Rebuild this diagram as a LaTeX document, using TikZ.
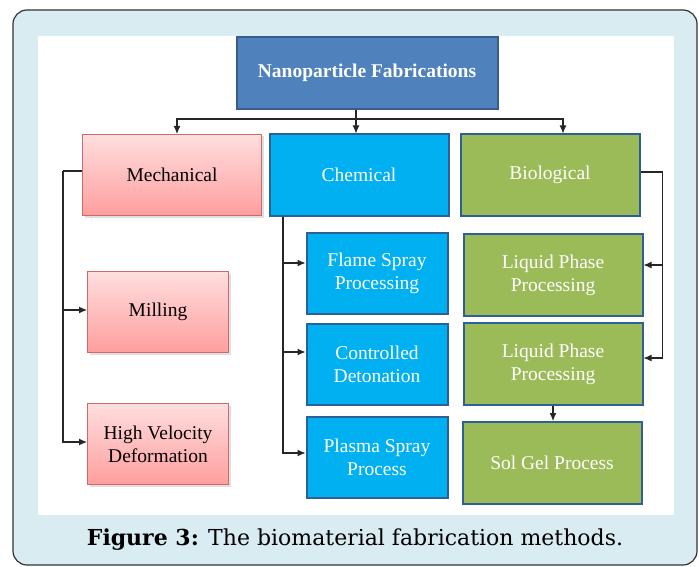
\documentclass[tikz,border=0pt]{standalone}
\usepackage{fontspec}
\setmainfont{Liberation Serif}
\newfontfamily\capfont{DejaVu Serif}
\usetikzlibrary{arrows,arrows.meta,shapes}
\usetikzlibrary{shadows}
\usetikzlibrary{positioning}
\definecolor{framebg}{HTML}{D9ECF2}
\definecolor{rootblue}{HTML}{4F81BD}
\definecolor{rootline}{HTML}{385D8A}
\definecolor{chemblue}{HTML}{00B0F0}
\definecolor{chemline}{HTML}{2F5F97}
\definecolor{biogreen}{HTML}{9BBB59}
\definecolor{mechtop}{HTML}{FFDEDE}
\definecolor{mechbot}{HTML}{FF9E9E}
\definecolor{mechline}{HTML}{D06A68}
\tikzstyle{box}=[rectangle,draw,line width=2pt,align=center,font=\fontsize{19.5}{23}\selectfont,inner sep=2pt]
\tikzstyle{rootbox}=[box,fill=rootblue,draw=rootline,text=white,font=\bfseries\fontsize{19.5}{23}\selectfont]
\tikzstyle{mechbox}=[box,line width=1pt,draw=mechline,top color=mechtop,bottom color=mechbot,text=black,drop shadow={opacity=0.25,shadow xshift=2pt,shadow yshift=-2pt}]
\tikzstyle{chembox}=[box,fill=chemblue,draw=chemline,text=white]
\tikzstyle{biobox}=[box,fill=biogreen,draw=chemline,text=white]
\tikzstyle{edge} = [draw,line width=1.1pt,black!85,-{Latex[length=8pt,width=7pt]}]

\begin{document}
\begin{tikzpicture}[x=1pt,y=-1pt]

  % frame and caption
  \draw[fill=framebg,draw=black!80,line width=1.2pt,rounded corners=14pt] (13,10) rectangle (697,565);
  \fill[white] (38,36) rectangle (674,515);
  \useasboundingbox (0,0) rectangle (699,567);
  \node[font=\capfont\fontsize{22}{26}\selectfont] (caption) at (355,540) {\textbf{Figure 3:} The biomaterial fabrication methods.};

  % top level
  \node[rootbox,minimum width=261pt,minimum height=72pt] (root) at (367,73) {Nanoparticle Fabrications};

  \foreach \x/\y/\name/\style/\label in {172/175/mech/mechbox/Mechanical, 359/175/chem/chembox/Chemical, 550/175/bio/biobox/Biological}
          \node[\style,minimum width=179pt,minimum height=81pt] (\name) at (\x,\y) {\label};

  % second level
  \foreach \x/\y/\name/\style/\label in { 158/312/mill/mechbox/Milling, 158/444/hvd/mechbox/{High Velocity\\Deformation},
                                          377/273/flame/chembox/{Flame Spray\\Processing}, 377/364/ctrl/chembox/{Controlled\\Detonation}, 377/457/plasma/chembox/{Plasma Spray\\Process}}
          \node[\style,minimum width=141pt,minimum height=81pt] (\name) at (\x,\y) {\label};

  \foreach \x/\y/\name/\label in { 553/275/liqa/{Liquid Phase\\Processing}, 553/364/liqb/{Liquid Phase\\Processing}, 552/463/solgel/{Sol Gel Process}}
          \node[biobox,minimum width=179pt,minimum height=82pt] (\name) at (\x,\y) {\label};

  % connectors
  \coordinate (fork) at (356,119);
  \path[edge] (root.south -| fork) -- (chem.north -| fork);
  \path[edge] (fork) -| ([xshift=5pt]mech.north);
  \path[edge] (fork) -| ([xshift=13pt]bio.north);

  \coordinate (mechtrunk) at ([xshift=-19pt,yshift=4pt]mech.west);
  \draw[line width=1.1pt,black!85] ([yshift=4pt]mech.west) -- (mechtrunk);
  \foreach \dest/\dy in {mill/2, hvd/2}
         \path[edge] (mechtrunk) |- ([yshift=\dy pt]\dest.west);

  \coordinate (chemtrunk) at ([xshift=-76pt]chem.south);
  \foreach \dest/\dy in {flame/10, ctrl/12, plasma/4}
         \path[edge] (chemtrunk) |- ([yshift=\dy pt]\dest.west);

  \coordinate (biotrunk) at ([xshift=22pt,yshift=3pt]bio.east);
  \draw[line width=1.1pt,black!85] ([yshift=3pt]bio.east) -- (biotrunk);
  \foreach \dest/\dy in {liqa/10, liqb/6}
         \path[edge] (biotrunk) |- ([yshift=\dy pt]\dest.east);

  \path[edge] (liqb.south) -- (solgel.north -| liqb.south);

\end{tikzpicture}
\end{document}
──────
#### EXERCISE DIRECTIONS:
Retype the listing exactly. Pictures do not belong in the copy.

#### RESPONSE TO THIS EXERCISE:
Rebuild this diagram as a LaTeX document, using TikZ.
\documentclass[tikz,border=0pt]{standalone}
\usepackage{fontspec}
\setmainfont{Liberation Serif}
\newfontfamily\capfont{DejaVu Serif}
\usetikzlibrary{arrows,arrows.meta,shapes}
\usetikzlibrary{shadows}
\usetikzlibrary{positioning}
\definecolor{framebg}{HTML}{D9ECF2}
\definecolor{rootblue}{HTML}{4F81BD}
\definecolor{rootline}{HTML}{385D8A}
\definecolor{chemblue}{HTML}{00B0F0}
\definecolor{chemline}{HTML}{2F5F97}
\definecolor{biogreen}{HTML}{9BBB59}
\definecolor{mechtop}{HTML}{FFDEDE}
\definecolor{mechbot}{HTML}{FF9E9E}
\definecolor{mechline}{HTML}{D06A68}
\tikzstyle{box}=[rectangle,draw,line width=2pt,align=center,font=\fontsize{19.5}{23}\selectfont,inner sep=2pt]
\tikzstyle{rootbox}=[box,fill=rootblue,draw=rootline,text=white,font=\bfseries\fontsize{19.5}{23}\selectfont]
\tikzstyle{mechbox}=[box,line width=1pt,draw=mechline,top color=mechtop,bottom color=mechbot,text=black,drop shadow={opacity=0.25,shadow xshift=2pt,shadow yshift=-2pt}]
\tikzstyle{chembox}=[box,fill=chemblue,draw=chemline,text=white]
\tikzstyle{biobox}=[box,fill=biogreen,draw=chemline,text=white]
\tikzstyle{edge} = [draw,line width=1.1pt,black!85,-{Latex[length=8pt,width=7pt]}]

\begin{document}
\begin{tikzpicture}[x=1pt,y=-1pt]

  % frame and caption
  \draw[fill=framebg,draw=black!80,line width=1.2pt,rounded corners=14pt] (13,10) rectangle (697,565);
  \fill[white] (38,36) rectangle (674,515);
  \useasboundingbox (0,0) rectangle (699,567);
  \node[font=\capfont\fontsize{22}{26}\selectfont] (caption) at (355,540) {\textbf{Figure 3:} The biomaterial fabrication methods.};

  % top level
  \node[rootbox,minimum width=261pt,minimum height=72pt] (root) at (367,73) {Nanoparticle Fabrications};

  \foreach \x/\y/\name/\style/\label in {172/175/mech/mechbox/Mechanical, 359/175/chem/chembox/Chemical, 550/175/bio/biobox/Biological}
          \node[\style,minimum width=179pt,minimum height=81pt] (\name) at (\x,\y) {\label};

  % second level
  \foreach \x/\y/\name/\style/\label in { 158/312/mill/mechbox/Milling, 158/444/hvd/mechbox/{High Velocity\\Deformation},
                                          377/273/flame/chembox/{Flame Spray\\Processing}, 377/364/ctrl/chembox/{Controlled\\Detonation}, 377/457/plasma/chembox/{Plasma Spray\\Process}}
          \node[\style,minimum width=141pt,minimum height=81pt] (\name) at (\x,\y) {\label};

  \foreach \x/\y/\name/\label in { 553/275/liqa/{Liquid Phase\\Processing}, 553/364/liqb/{Liquid Phase\\Processing}, 552/463/solgel/{Sol Gel Process}}
          \node[biobox,minimum width=179pt,minimum height=82pt] (\name) at (\x,\y) {\label};

  % connectors
  \coordinate (fork) at (356,119);
  \path[edge] (root.south -| fork) -- (chem.north -| fork);
  \path[edge] (fork) -| ([xshift=5pt]mech.north);
  \path[edge] (fork) -| ([xshift=13pt]bio.north);

  \coordinate (mechtrunk) at ([xshift=-19pt,yshift=4pt]mech.west);
  \draw[line width=1.1pt,black!85] ([yshift=4pt]mech.west) -- (mechtrunk);
  \foreach \dest/\dy in {mill/2, hvd/2}
         \path[edge] (mechtrunk) |- ([yshift=\dy pt]\dest.west);

  \coordinate (chemtrunk) at ([xshift=-76pt]chem.south);
  \foreach \dest/\dy in {flame/10, ctrl/12, plasma/4}
         \path[edge] (chemtrunk) |- ([yshift=\dy pt]\dest.west);

  \coordinate (biotrunk) at ([xshift=22pt,yshift=3pt]bio.east);
  \draw[line width=1.1pt,black!85] ([yshift=3pt]bio.east) -- (biotrunk);
  \foreach \dest/\dy in {liqa/10, liqb/6}
         \path[edge] (biotrunk) |- ([yshift=\dy pt]\dest.east);

  \path[edge] (liqb.south) -- (solgel.north -| liqb.south);

\end{tikzpicture}
\end{document}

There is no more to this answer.